Switchwords determine and alter your energy from one dimension to another. These powerful words can harness your energy. They speak directly to your subconscious mind, activating your ability to transform dreams into reality. Repetitively thinking of something will release childrens’ minds from exam tension, and will help create a new productive pattern. Children can repeat the phrase “Golden Sunrise” until they feel better. This Master Switchword helps in doing away with unwanted sluggishness, exhaustion, trauma, anxiety, and procrastination. It invokes anticipation, vigour, hope, accomplishment, achievement, and the spring of life. “Golden Sunrise”  produces happiness for your inner self and harmonises you with your truest self.
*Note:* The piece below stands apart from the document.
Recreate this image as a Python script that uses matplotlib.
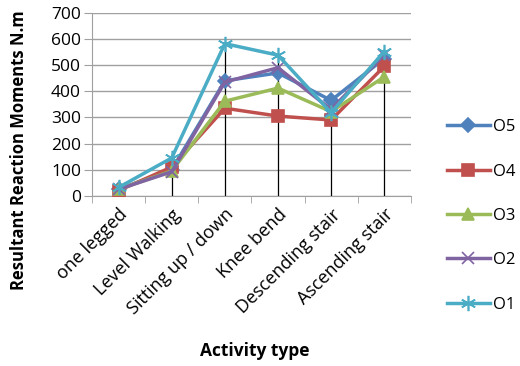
import numpy as np
import matplotlib
matplotlib.use('Agg')
import matplotlib.pyplot as plt

plt.rcParams['font.family'] = ['Open Sans', 'DejaVu Sans']

activities = ['one legged', 'Level Walking', 'Sitting up / down', 'Knee bend',
              'Descending stair', 'Ascending stair']
o5 = [25, 100, 440, 470, 365, 525]
o4 = [20, 110, 335, 305, 290, 495]
o3 = [25, 95, 362, 412, 322, 455]
o2 = [25, 92, 435, 490, 330, 540]
o1 = [32, 145, 582, 538, 318, 552]

series = [
    ('O5', o5, '#4F81BD', 'D', 7),
    ('O4', o4, '#C0504D', 's', 9),
    ('O3', o3, '#9BBB59', '^', 9),
    ('O2', o2, '#8064A2', 'x', 9),
    ('O1', o1, '#4BACC6', (6, 2, 0), 11),
]

fig = plt.figure(figsize=(5.2, 3.66), dpi=100)
ax = fig.add_axes([0.177, 0.465, 0.613, 0.50])

x = np.arange(len(activities))

# drop lines from the highest point to the axis
tops = np.max([o5, o4, o3, o2, o1], axis=0)
ax.vlines(x, 0, tops, color='black', lw=0.9, zorder=1)

handles = []
for name, vals, col, mk, ms in series:
    h, = ax.plot(x, vals, color=col, lw=2.5, marker=mk, markersize=ms,
                 markeredgewidth=1.2, label=name, zorder=3)
    handles.append(h)

ax.set_xlim(-0.5, len(activities) - 0.5)
ax.set_ylim(0, 700)
ax.set_yticks(range(0, 701, 100))
ax.yaxis.grid(True, color='#A0A0A0', lw=1)
ax.set_axisbelow(True)
ax.set_xticks(x)
ax.set_xticklabels(activities, rotation=45, ha='right', rotation_mode='anchor',
                   fontsize=13)
ax.set_xticks(np.arange(-0.5, len(activities)), minor=True)
ax.tick_params(axis='x', which='major', length=0, pad=7)
ax.tick_params(axis='x', which='minor', length=5, color='#A0A0A0')
ax.tick_params(axis='y', length=6, color='#A0A0A0', labelsize=12.5, pad=2)
for s in ['top', 'right']:
    ax.spines[s].set_visible(False)
for s in ['left', 'bottom']:
    ax.spines[s].set_color('#A0A0A0')

ax.set_ylabel('Resultant Reaction Moments N.m', fontsize=12, fontweight='bold')
ax.yaxis.set_label_coords(-0.2, 0.25)
fig.text(0.49, 0.028, 'Activity type', fontsize=12.5, fontweight='bold',
         ha='center')

fig.legend(handles=handles, loc='center left', bbox_to_anchor=(0.83, 0.41),
           frameon=False, fontsize=12, labelspacing=1.7, handlelength=2.6,
           handletextpad=0.2)

fig.savefig('out.png', dpi=100)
6. Open Up And Talk About It

If unaddressed, the pressure will keep building up and can eventually explode. When children feel pressurised, they must open up and talk about it to parents, experts and life coaches. There’s nothing wrong with talking to a coach. In fact, it takes a lot of courage to own up and take action, to take accountability for your challenges. Coaches can help with different techniques to cope with student stress in a productive manner that will help the child grow.

7. Do Something Bigger Than You

When children perform an activity that isn’t related to their problems, rather it helps another person, the student stress will disappear. An example is helping someone at the grocery store, or their parents, siblings, or even the community they live in for just a few minutes a day. They will get a bird’s eye perspective of their life as they take a step back from their situation. They will realise things are not as bad as they seem. 

You and your children must understand that exam stress is a temporary emotion. It is just like any other emotion, and when you become AWARE of this, you will automatically find more ways to cope! The result of the exam does not define your child, but the way they coped with it is an indication of their character. 

Grades are Not the End, a guide for parents !

As parents, accept that it’s their life – you can guide them, but handholding and coaxing will only lead to them becoming dependent and underconfident. Use their exams to teach them coping skills, to show them being stressed is easy, but it takes a lot of courage to handle tough situations. 

Even when you experience tricky situations, respond calmly so you can show them that this too shall pass and that they should face challenges boldly.